Character is what you do when no one is looking
Saturday of the 31st Week in Ordinary Time (Cycle B)

Doug McManaman
Reproduced with Permission

“The person who is dishonest in very small matters is also dishonest in great ones”.

It has been said that character is what you do when no one is looking. That’s what I thought of when I read this verse of the gospel that speaks of being faithful in small matters, when no one is looking. And no one is looking, because they are small matters, and people generally interested in the big things. But one’s true character is revealed in the small things. Christ said that we will be judged on how we behaved in the small and apparently insignificant matters, when no one was looking--or so we thought no one was looking: “I was hungry and you gave me something to eat, I was thirsty and you gave me something to drink, I was sick and in prison and you visited me, naked and you clothed me”. They will reply: “When did we see you hungry, thirsty, naked and sick and in prison?”
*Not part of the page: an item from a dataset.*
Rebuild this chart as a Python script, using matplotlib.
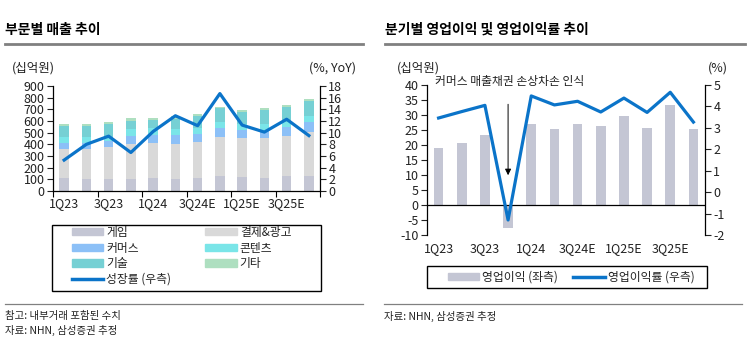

In other words, in our minds, no one was looking. But the Lord was looking. The wicked, those who live primarily for themselves, neglected those who are insignificant in the eyes of the world, those who are least in importance, those to whom very few pay attention. They revealed their true character to Christ, who wants nothing to do with them at the end of time. Those who belong to the light served the needs of those who are insignificant in the eyes of the world, believing all the while that no one was looking, because they too said: “When did we see you hungry, thirsty, naked, …”

Evil is always well disguised. It always hides under the façade of goodness. The truly evil among us will often appear as paragons of virtue. But as Christ said, underneath the sheep’s clothing, underneath the façade of innocence, they are wolves, and wolves look out for themselves. “You justify yourselves in the sight of others, but God knows your hearts; for what is of human esteem is an abomination in the sight of God.”

We, of course, do not always know the hearts of others. But Christ counsels us to be shrewd, as we saw in yesterday’s gospel. We are to be shrewd as serpents, innocent as doves. Generally speaking, we’ve lost our shrewdness, probably as a result of the influence of the Behaviourist school of psychology. And that’s something that the wolves in sheep’s clothing have achieved. They’ve managed to convince almost everyone that one must never judge, that everyone is good willed, that being a Christian means seeing only what is good in others. That is why those who have a narcissistic personality disorder, for example, make sure they are surrounded by precisely these kinds of people. That’s how they survive. In an environment in which no one is willing to see, no one is willing to judge what is evil. In the gospel, Christ did not counsel us never to judge. He said, rather, to take the plank out of your own eye, and once you have done that, then you can remove the splinter from your brother’s eye. Once your sight is unobstructed, then you can judge, certainly not the guilt of another, but the evil that you now see. The sociopath, the white-collar psychopath, and the narcissist will have nothing to do with people who are shrewd, because they see through the façade.

We keep our eyesight unobstructed through purity of heart, by having an undivided heart, or an undivided love for God. You cannot serve God and wealth, as this gospel pointed out. Our entire life must be lived not for money, not for self, but entirely and completely for God. If we are rooted in the truth, who is Christ, we won’t be deceived. We’ll see clearly. We’ll be able to penetrate the disguise of those who belong to darkness and yet who appear otherwise.